= Given entries =
>>>>

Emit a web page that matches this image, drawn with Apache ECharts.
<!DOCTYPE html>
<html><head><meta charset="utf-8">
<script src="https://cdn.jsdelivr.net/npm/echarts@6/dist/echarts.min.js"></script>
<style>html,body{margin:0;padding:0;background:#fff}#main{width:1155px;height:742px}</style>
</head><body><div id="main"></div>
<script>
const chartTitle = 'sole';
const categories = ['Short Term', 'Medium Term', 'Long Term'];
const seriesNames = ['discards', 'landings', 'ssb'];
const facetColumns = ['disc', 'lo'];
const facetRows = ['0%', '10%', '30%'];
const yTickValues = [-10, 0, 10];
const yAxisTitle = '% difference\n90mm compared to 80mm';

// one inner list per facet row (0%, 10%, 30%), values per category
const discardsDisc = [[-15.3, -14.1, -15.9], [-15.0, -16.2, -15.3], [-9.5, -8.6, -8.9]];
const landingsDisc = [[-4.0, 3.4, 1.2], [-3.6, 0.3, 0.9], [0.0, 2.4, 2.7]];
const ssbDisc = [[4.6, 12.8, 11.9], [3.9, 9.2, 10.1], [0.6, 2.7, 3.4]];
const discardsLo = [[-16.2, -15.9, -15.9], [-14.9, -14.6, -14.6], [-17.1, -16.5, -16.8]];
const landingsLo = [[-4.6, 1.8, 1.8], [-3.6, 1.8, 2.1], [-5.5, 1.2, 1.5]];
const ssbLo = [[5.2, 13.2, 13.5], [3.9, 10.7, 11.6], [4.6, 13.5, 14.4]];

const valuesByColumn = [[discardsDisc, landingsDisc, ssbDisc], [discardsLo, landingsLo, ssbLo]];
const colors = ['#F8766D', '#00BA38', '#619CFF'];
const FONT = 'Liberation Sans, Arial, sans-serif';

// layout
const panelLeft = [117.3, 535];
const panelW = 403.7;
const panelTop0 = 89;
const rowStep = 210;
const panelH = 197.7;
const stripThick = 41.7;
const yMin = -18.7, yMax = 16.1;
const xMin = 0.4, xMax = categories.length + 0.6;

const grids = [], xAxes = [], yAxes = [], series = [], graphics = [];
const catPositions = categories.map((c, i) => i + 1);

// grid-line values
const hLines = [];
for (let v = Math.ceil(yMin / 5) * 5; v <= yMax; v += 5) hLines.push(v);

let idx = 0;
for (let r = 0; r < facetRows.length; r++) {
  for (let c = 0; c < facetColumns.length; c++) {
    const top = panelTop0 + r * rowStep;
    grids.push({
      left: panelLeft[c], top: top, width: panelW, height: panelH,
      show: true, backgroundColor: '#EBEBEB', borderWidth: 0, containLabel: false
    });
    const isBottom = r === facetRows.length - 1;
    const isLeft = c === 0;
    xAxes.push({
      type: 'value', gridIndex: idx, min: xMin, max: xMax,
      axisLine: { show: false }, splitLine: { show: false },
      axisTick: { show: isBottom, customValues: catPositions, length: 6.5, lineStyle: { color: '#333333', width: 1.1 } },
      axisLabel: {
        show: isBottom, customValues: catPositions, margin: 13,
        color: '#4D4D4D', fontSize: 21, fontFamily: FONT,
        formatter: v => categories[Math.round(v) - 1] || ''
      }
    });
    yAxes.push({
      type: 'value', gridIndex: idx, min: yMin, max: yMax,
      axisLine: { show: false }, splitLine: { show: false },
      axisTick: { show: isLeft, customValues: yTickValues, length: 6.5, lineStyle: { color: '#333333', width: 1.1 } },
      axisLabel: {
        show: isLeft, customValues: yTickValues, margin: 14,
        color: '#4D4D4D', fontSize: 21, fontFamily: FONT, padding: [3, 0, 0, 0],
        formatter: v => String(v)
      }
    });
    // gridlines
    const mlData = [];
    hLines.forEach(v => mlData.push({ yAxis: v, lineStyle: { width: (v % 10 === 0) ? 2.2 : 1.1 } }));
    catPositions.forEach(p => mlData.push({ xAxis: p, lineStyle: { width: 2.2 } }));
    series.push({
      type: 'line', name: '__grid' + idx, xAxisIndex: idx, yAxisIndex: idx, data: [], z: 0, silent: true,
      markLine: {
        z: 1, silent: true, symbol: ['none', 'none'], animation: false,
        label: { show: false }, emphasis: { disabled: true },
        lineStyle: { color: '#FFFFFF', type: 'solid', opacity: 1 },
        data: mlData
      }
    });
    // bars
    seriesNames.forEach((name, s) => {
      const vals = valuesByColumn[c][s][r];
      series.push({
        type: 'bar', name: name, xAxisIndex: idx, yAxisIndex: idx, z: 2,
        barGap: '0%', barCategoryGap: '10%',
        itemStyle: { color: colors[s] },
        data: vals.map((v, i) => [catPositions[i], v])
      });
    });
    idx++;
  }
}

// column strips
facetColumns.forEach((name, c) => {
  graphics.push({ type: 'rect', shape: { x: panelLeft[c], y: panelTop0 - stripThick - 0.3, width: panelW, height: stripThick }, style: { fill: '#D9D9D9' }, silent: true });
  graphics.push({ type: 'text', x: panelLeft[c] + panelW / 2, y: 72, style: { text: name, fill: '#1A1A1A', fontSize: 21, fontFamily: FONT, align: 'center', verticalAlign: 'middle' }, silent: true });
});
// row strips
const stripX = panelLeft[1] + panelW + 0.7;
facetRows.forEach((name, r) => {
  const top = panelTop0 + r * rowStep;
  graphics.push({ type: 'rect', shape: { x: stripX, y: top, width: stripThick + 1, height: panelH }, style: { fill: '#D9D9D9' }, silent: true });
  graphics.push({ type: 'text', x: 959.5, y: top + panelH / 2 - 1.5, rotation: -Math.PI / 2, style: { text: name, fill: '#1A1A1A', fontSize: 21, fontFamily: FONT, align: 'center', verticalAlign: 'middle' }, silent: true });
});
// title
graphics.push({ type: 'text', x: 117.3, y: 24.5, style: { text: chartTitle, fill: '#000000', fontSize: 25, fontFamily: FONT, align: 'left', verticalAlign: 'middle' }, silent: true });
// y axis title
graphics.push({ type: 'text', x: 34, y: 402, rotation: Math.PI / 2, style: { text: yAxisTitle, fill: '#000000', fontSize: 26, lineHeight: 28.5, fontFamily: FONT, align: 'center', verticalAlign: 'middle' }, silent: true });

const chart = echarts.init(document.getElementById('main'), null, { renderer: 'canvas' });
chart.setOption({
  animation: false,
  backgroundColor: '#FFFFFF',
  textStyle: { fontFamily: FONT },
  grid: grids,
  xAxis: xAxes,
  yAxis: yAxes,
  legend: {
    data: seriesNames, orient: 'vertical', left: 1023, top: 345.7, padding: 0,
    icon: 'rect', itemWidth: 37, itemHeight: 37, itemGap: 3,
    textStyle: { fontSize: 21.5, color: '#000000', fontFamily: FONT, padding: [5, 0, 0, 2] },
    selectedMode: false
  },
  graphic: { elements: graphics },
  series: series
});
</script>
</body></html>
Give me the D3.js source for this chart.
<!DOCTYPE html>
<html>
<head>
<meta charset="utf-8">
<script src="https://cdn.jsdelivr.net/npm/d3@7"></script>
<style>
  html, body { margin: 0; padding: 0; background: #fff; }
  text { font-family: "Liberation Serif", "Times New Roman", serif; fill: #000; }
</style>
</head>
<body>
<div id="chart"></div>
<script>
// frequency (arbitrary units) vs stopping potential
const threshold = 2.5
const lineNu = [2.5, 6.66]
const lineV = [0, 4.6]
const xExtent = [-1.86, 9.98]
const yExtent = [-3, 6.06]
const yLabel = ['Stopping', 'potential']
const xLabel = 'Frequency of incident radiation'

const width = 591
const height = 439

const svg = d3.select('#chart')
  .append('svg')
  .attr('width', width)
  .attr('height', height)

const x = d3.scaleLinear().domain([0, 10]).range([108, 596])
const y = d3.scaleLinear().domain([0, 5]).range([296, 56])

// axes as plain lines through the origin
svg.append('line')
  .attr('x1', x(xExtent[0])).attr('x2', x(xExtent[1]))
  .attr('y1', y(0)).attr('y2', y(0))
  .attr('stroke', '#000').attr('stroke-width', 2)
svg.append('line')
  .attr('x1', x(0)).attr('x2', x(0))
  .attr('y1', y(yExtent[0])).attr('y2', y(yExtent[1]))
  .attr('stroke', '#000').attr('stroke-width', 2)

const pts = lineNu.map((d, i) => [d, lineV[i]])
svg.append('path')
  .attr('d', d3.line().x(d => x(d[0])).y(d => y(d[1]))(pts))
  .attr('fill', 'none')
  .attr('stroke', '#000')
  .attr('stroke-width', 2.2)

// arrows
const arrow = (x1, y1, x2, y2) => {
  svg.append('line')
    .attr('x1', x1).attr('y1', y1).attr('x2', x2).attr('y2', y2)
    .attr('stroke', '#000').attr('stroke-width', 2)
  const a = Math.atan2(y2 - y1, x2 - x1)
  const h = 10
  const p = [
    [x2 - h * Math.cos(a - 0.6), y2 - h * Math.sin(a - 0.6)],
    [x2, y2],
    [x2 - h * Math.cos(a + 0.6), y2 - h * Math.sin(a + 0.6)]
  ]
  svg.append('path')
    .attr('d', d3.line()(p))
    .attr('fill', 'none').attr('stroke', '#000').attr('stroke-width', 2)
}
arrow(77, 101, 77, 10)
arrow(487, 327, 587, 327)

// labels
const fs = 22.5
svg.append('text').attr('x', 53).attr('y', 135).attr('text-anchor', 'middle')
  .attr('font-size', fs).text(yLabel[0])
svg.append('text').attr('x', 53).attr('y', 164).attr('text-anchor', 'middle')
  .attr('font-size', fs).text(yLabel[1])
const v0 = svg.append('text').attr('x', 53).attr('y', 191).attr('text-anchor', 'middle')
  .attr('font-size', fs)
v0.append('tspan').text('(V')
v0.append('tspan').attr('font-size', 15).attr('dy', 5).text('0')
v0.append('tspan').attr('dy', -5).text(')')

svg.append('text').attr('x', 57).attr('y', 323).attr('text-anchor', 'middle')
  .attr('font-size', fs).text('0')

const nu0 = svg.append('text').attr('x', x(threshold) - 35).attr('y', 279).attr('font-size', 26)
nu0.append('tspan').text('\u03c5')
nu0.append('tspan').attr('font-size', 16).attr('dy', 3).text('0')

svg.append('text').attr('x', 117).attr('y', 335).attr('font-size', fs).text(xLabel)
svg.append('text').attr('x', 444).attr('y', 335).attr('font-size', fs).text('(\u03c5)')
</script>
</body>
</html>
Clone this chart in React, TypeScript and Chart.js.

<<<<

= Directive =
Retype exactly the lines from the start of the entries through the one with "for (let v = Math.ceil(yMin"; include both ends.

= Answer =
Emit a web page that matches this image, drawn with Apache ECharts.
<!DOCTYPE html>
<html><head><meta charset="utf-8">
<script src="https://cdn.jsdelivr.net/npm/echarts@6/dist/echarts.min.js"></script>
<style>html,body{margin:0;padding:0;background:#fff}#main{width:1155px;height:742px}</style>
</head><body><div id="main"></div>
<script>
const chartTitle = 'sole';
const categories = ['Short Term', 'Medium Term', 'Long Term'];
const seriesNames = ['discards', 'landings', 'ssb'];
const facetColumns = ['disc', 'lo'];
const facetRows = ['0%', '10%', '30%'];
const yTickValues = [-10, 0, 10];
const yAxisTitle = '% difference\n90mm compared to 80mm';

// one inner list per facet row (0%, 10%, 30%), values per category
const discardsDisc = [[-15.3, -14.1, -15.9], [-15.0, -16.2, -15.3], [-9.5, -8.6, -8.9]];
const landingsDisc = [[-4.0, 3.4, 1.2], [-3.6, 0.3, 0.9], [0.0, 2.4, 2.7]];
const ssbDisc = [[4.6, 12.8, 11.9], [3.9, 9.2, 10.1], [0.6, 2.7, 3.4]];
const discardsLo = [[-16.2, -15.9, -15.9], [-14.9, -14.6, -14.6], [-17.1, -16.5, -16.8]];
const landingsLo = [[-4.6, 1.8, 1.8], [-3.6, 1.8, 2.1], [-5.5, 1.2, 1.5]];
const ssbLo = [[5.2, 13.2, 13.5], [3.9, 10.7, 11.6], [4.6, 13.5, 14.4]];

const valuesByColumn = [[discardsDisc, landingsDisc, ssbDisc], [discardsLo, landingsLo, ssbLo]];
const colors = ['#F8766D', '#00BA38', '#619CFF'];
const FONT = 'Liberation Sans, Arial, sans-serif';

// layout
const panelLeft = [117.3, 535];
const panelW = 403.7;
const panelTop0 = 89;
const rowStep = 210;
const panelH = 197.7;
const stripThick = 41.7;
const yMin = -18.7, yMax = 16.1;
const xMin = 0.4, xMax = categories.length + 0.6;

const grids = [], xAxes = [], yAxes = [], series = [], graphics = [];
const catPositions = categories.map((c, i) => i + 1);

// grid-line values
const hLines = [];
for (let v = Math.ceil(yMin / 5) * 5; v <= yMax; v += 5) hLines.push(v);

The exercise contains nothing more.